1. Promote the vision

Musk is expert at selling a futuristic vision where he revolutionizes the traditional profitability model for carmakers. Put simply, he’s messaging not to watch Tesla’s current, plateauing numbers too closely, because they’re irrelevant alongside the coming takeoff. The ability to spin such exciting narratives creates a leap of faith for Tesla investors, and the funds and superrich backing his ventures from X to SpaceX. If the EV maker’s shareholders didn’t largely buy his outlook, the stock wouldn’t carry a nonautomotive valuation of $630 billion even after its recent sharp decline. During one 2023 quarterly earnings call he stated: “I see a path to a 5x value for the company, maybe 10x.” The low end of that prediction would make Tesla 50% more valuable than Apple is today.

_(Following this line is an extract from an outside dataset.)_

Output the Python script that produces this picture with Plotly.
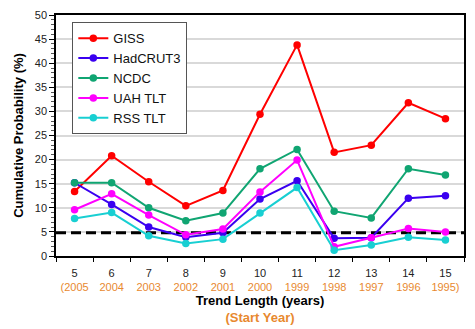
import plotly.graph_objects as go

lengths = ["5", "6", "7", "8", "9", "10", "11", "12", "13", "14", "15"]
years = ["(2005", "2004", "2003", "2002", "2001", "2000", "1999", "1998", "1997", "1996", "1995)"]

giss = [13.4, 20.8, 15.4, 10.4, 13.6, 29.4, 43.8, 21.5, 23.0, 31.8, 28.5]
hadcrut3 = [15.2, 10.7, 6.0, 3.9, 4.8, 11.8, 15.6, 3.7, 3.8, 12.0, 12.5]
ncdc = [15.2, 15.2, 10.0, 7.3, 8.9, 18.1, 22.1, 9.3, 7.9, 18.1, 16.8]
uah = [9.6, 12.9, 8.5, 4.4, 5.6, 13.3, 19.9, 1.9, 3.8, 5.7, 5.0]
rss = [7.8, 9.0, 4.2, 2.6, 3.5, 8.9, 14.2, 1.2, 2.3, 3.9, 3.3]
threshold = 4.8

series = [
    ("GISS", giss, "#FF0000"),
    ("HadCRUT3", hadcrut3, "#3A00F0"),
    ("NCDC", ncdc, "#10A572"),
    ("UAH TLT", uah, "#FF00FF"),
    ("RSS TLT", rss, "#18CFD2"),
]

orange = "#E8892F"
xpos = list(range(len(lengths)))
ticktext = [f"{l}<br><span style='color:{orange}'>{y}</span>" for l, y in zip(lengths, years)]

fig = go.Figure()
fig.add_trace(go.Scatter(
    x=[-0.5, len(lengths) - 0.5], y=[threshold, threshold], mode="lines",
    line=dict(color="black", width=3, dash="10px,5px"), showlegend=False, hoverinfo="skip"))
for name, vals, col in series:
    fig.add_trace(go.Scatter(
        x=xpos, y=vals, name=name, mode="lines+markers",
        line=dict(color=col, width=2), marker=dict(color=col, size=7.5)))

fig.update_layout(
    width=475, height=329,
    margin=dict(l=56, r=9, t=14, b=73),
    paper_bgcolor="white", plot_bgcolor="white",
    font=dict(family="Liberation Sans, Arial, sans-serif", size=11, color="#222"),
    legend=dict(x=0.04, y=0.97, xanchor="left", yanchor="top",
                bordercolor="#555", borderwidth=1, bgcolor="white",
                font=dict(size=13, color="#111"), itemwidth=30,
                tracegroupgap=0),
    xaxis=dict(
        range=[-0.5, len(lengths) - 0.5], tickmode="array", tickvals=xpos,
        ticktext=ticktext, showgrid=False, zeroline=False,
        showline=True, linecolor="black", linewidth=1.5, mirror=True,
        ticks="", tickfont=dict(size=11, color="#222"), ticklabelstandoff=6,
        minor=dict(tickmode="array", tickvals=[i + 0.5 for i in range(-1, len(lengths))],
                   ticks="outside", ticklen=4, tickcolor="black"),
        title=dict(text=f"<b>Trend Length (years)</b><br><b><span style='color:{orange}'>(Start Year)</span></b>",
                   font=dict(size=13, color="black"), standoff=0),
    ),
    yaxis=dict(
        range=[0, 50], dtick=5, showgrid=True, gridcolor="#D9D9D9", gridwidth=1.5,
        zeroline=False, showline=True, linecolor="black", linewidth=1.5, mirror=True,
        ticks="outside", ticklen=5, tickcolor="black",
        minor=dict(dtick=1, ticks="outside", ticklen=3, tickcolor="#555", showgrid=False),
        tickfont=dict(size=11, color="#222"),
        title=dict(text="<b>Cumulative Probability (%)</b>", font=dict(size=13, color="black"), standoff=8),
    ),
)

fig.write_html("out.html")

Chart shows a timeline of Musk companies
Chart shows a timeline of Musk companies

2. Keep promising groundbreaking innovations are almost here

It’s a Musk mantra that he’s constantly on the cusp of introducing revolutionary new products, often on a mass scale. It’s his way of convincing investors that he’ll continue changing the world, and keeping their eye on a gauzy horizon of never-before-seen profits. But he’s always pushing the arrival dates, then doubles down by pushing them back again.

Musk said in 2019 that the world would see 1 million robo-taxis on the roads by the following year. He pledged to deliver the Cybertruck in 2021, then revised the intro to 2022. He now says major output will start early next year. But the Cybertruck—forged from flat plates of stainless steel and looking like it was dropped by an alien race—is extremely difficult and expensive to manufacture, casting doubt on whether Tesla can profitably make it at scale. His glorious predictions that the Boring Company would dig a 10-mile tunnel under L.A. or that Tesla Energy would produce 1,000 solar panel systems per week are long forgotten, perhaps even by Musk himself.